The biggest challenge with any lesson that you’re trying to convey to your kids is finding a way to make it stick. Sure, you can tell them why something is important and even give them a perfect example that they are bound to understand, but this is not guaranteed. Instead, you need to be extra creative.
This is especially important when it comes to the matter of money and finances. Namely, their relationship with money needs to be established as early as possible. Knowing how to manage their money will predetermine them for success or doom them to fail in every financial endeavor.
Still, important as it may be, how does one actually pull it off? Here are some ideas to help you get going.
One of the ways to ensure that your kids have understood the information is to try and deliver it through the media. There are a lot of great cartoons that can subtly teach them about financial responsibility. For instance:
The list goes on.
Fables like The Ant and The Grasshopper are another great way to send a powerful message. You see, the ant is not starving because he saved during the harvest season (while his income was high/existent).
Sometimes, even though the message is clear and masterfully inserted into the media format, your kids might have some trouble interpreting/understanding it. After all, while they might memorize everything that happens here, their reading comprehension might not still be as high. This is why you need to talk to them afterward and check if they understand what it’s all about.
Lastly, you should look for a theatre for children and see if there are any plays that fit your agenda. This old-school entertainment format might just be memorable enough for them to embrace this message even quicker.
You can start by giving them a bit of their own money – an allowance. This way, they have their own finances to manage. Now, it is important that you are both strict and fair. They either need to receive the same amount on a regular basis (in order to understand how regular income works) or (even better) they need to be paid based on their behavior and chores they performed.
If they want something, make sure to tell them that they should get it from their allowance. If one allowance isn’t enough, explain how they can set aside their allowance (or a percentage of their allowance) every time they receive it.
The key thing here is not to cave in and buy them the thing they want if they can’t afford it for too long. They need to save for it. It’s OK that you buy them something else. After all, there’s nothing more natural than spending money on your kid. However, this is the one example that they’re supposed to use as a valuable lesson.
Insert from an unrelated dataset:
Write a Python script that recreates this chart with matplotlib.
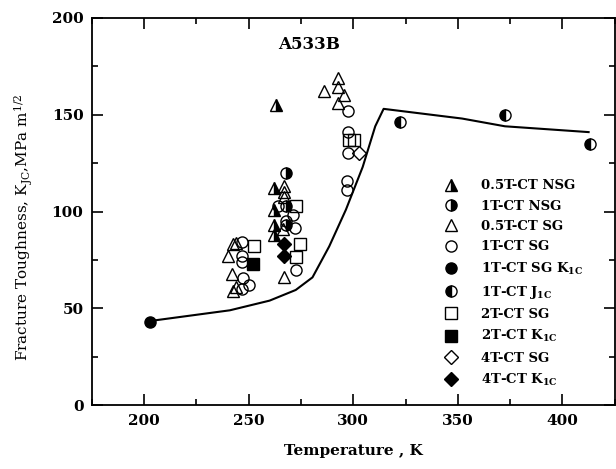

In the long run, the lesson they learn will be much more useful than anything that they want you to buy (at that age). This is true even if they want something that will allow them to pursue a creative interest or passion (like buying them a camera).
One of the ways to make all of this more interesting would be to gamify the overall money-saving experience.
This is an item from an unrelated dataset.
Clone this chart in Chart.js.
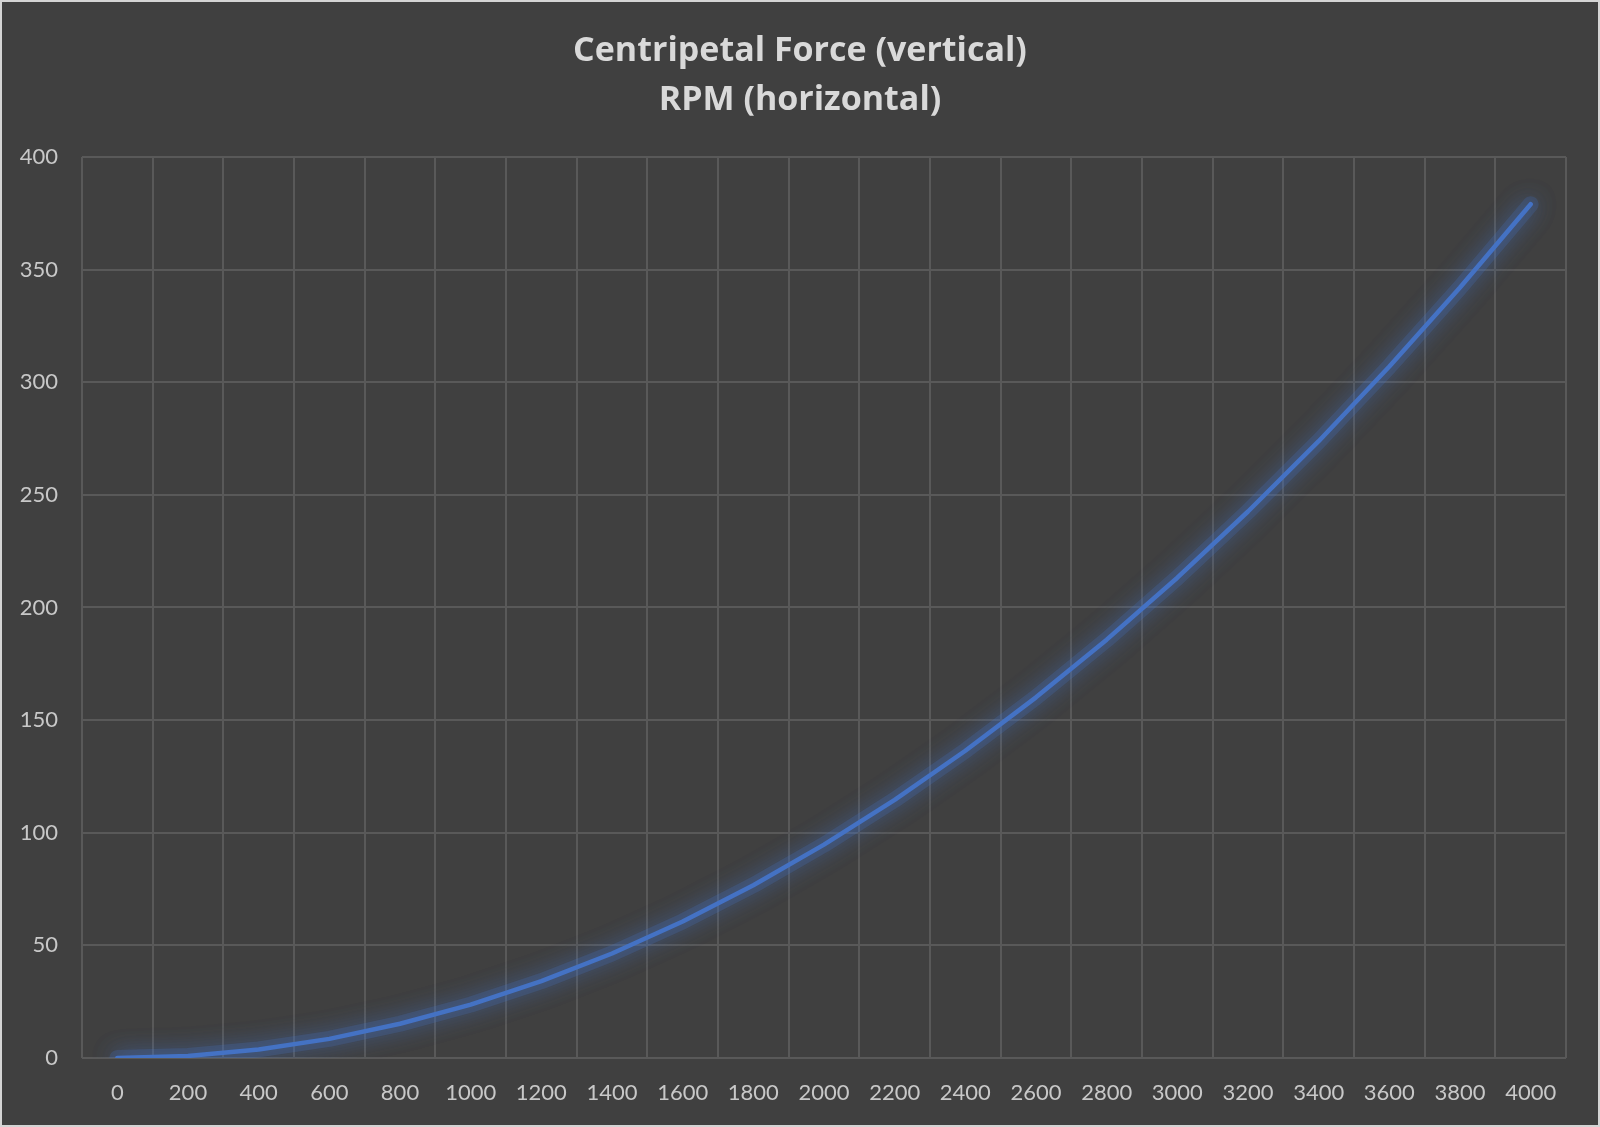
<!DOCTYPE html>
<html>
<head>
<meta charset="utf-8">
<script src="https://cdn.jsdelivr.net/npm/chart.js@4.4.1/dist/chart.umd.min.js"></script>
<style>
  html, body { margin: 0; padding: 0; background: #404040; }
  #wrap { width: 1600px; height: 1127px; position: relative; }
</style>
</head>
<body>
<div id="wrap"><canvas id="chart" width="1600" height="1127"></canvas></div>
<script>
// RPM categories and centripetal force
const rpmLabels = ["0", "200", "400", "600", "800", "1000", "1200", "1400", "1600", "1800", "2000",
  "2200", "2400", "2600", "2800", "3000", "3200", "3400", "3600", "3800", "4000"];
const forceValues = [0, 0.9, 3.8, 8.5, 15.2, 23.7, 34.1, 46.4, 60.6, 76.7, 94.7,
  114.6, 136.4, 160.1, 185.7, 213.2, 242.6, 273.8, 307.0, 342.0, 379.0];
const titleLines = ["Centripetal Force (vertical)", "RPM (horizontal)"];

// fondo y borde exterior
const frame = {
  id: "frame",
  beforeDraw(chart) {
    const ctx = chart.ctx;
    ctx.save();
    ctx.fillStyle = "#404040";
    ctx.fillRect(0, 0, chart.width, chart.height);
    ctx.strokeStyle = "#d4d4d4";
    ctx.lineWidth = 4;
    ctx.strokeRect(0, 0, chart.width, chart.height);
    ctx.restore();
  }
};

// brillo alrededor de la línea
const glow = {
  id: "glow",
  beforeDatasetDraw(chart) {
    const ctx = chart.ctx;
    ctx.save();
    ctx.shadowColor = "rgba(68, 114, 196, 0.9)";
    ctx.shadowBlur = 22;
  },
  afterDatasetDraw(chart) {
    chart.ctx.restore();
  }
};

new Chart(document.getElementById("chart"), {
  type: "line",
  data: {
    labels: rpmLabels,
    datasets: [
      {
        data: forceValues,
        borderColor: "#4472c4",
        borderWidth: 4.5,
        pointRadius: 0,
        tension: 0,
        borderCapStyle: "round",
        borderJoinStyle: "round",
        fill: false,
        order: 0
      },
      {
        // halo suave debajo de la línea
        data: forceValues,
        borderColor: "rgba(68, 114, 196, 0.22)",
        borderWidth: 16,
        pointRadius: 0,
        tension: 0,
        borderCapStyle: "round",
        borderJoinStyle: "round",
        fill: false,
        order: 1
      }
    ]
  },
  options: {
    responsive: false,
    animation: false,
    devicePixelRatio: 1,
    layout: { padding: 0 },
    plugins: {
      legend: { display: false },
      tooltip: { enabled: false },
      title: {
        display: true,
        text: titleLines,
        color: "#d9d9d9",
        font: { family: "'Open Sans', Lato, sans-serif", size: 34, weight: "bold", lineHeight: 1.44 },
        padding: { top: 27, bottom: 32 }
      }
    },
    scales: {
      x: {
        type: "category",
        offset: true,
        grid: { offset: true, color: "#595959", lineWidth: 2, drawTicks: false },
        border: { display: false },
        ticks: {
          color: "#c8c8c8",
          padding: 22,
          maxRotation: 0,
          autoSkip: false,
          font: { family: "Lato, 'Open Sans', sans-serif", size: 22 }
        },
        // espacio a la derecha del área sin mover el título
        afterFit(scale) { scale.height = 69; scale.paddingRight = 34; }
      },
      y: {
        min: 0,
        max: 400,
        grid: { color: "#595959", lineWidth: 2, drawTicks: false },
        border: { display: false },
        ticks: {
          stepSize: 50,
          color: "#c8c8c8",
          padding: 24,
          font: { family: "Lato, 'Open Sans', sans-serif", size: 22 }
        },
        afterFit(scale) { scale.width = 82; }
      }
    }
  },
  plugins: [frame, glow]
});
</script>
</body>
</html>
For instance, you should get them an interesting piggy bank so that they have a place where they can deposit the money. Keep in mind that the younger they are, the more fun they’ll have from the very act of putting their money in the piggy bank. In fact, even adults can benefit from saving plans (like a 52-weeks saving plan).
Video games can also play a huge role in teaching them financial responsibility. After all, strategy and RPG video games have their own currencies and their own economy. Some MMO (massively multiplayer online) even have their own financial systems and currencies that evolve and, in many ways, act like the real economy.
If you have more than one child, you can even turn this into a competition. The key thing is that they have so much fun that they fail to realize that they’re learning in the process. This task is not easy to achieve, but it’s possible with the right organization and motivation.
Many parents believe that by sheltering their children from the hard reality of financial life, they’re doing them a favor. This is not necessarily the case.
The thing is that you’re telling them the truth. Sure, they shouldn’t worry about the money while they’re too young, but one’s budget and financial health are generally a serious matter. At the very least, they need to be aware of the fact that it’s something worth worrying about.
Solving all of their issues as soon as they pop up, never making them work for anything, and intervening whenever they start crying is bad. It will teach them a model that will be completely unsustainable once they reach a certain age.
In the end, you need to understand a couple of things. First, they’re never too young to start learning about the value of money. Two, this is your responsibility, and while there is a chance that someone else will step up, you should never pass on something so important to someone else. Lastly, you’re doing your child a huge favor, one that they will be thankful for, for the rest of their lives. Therefore, there are no higher priorities.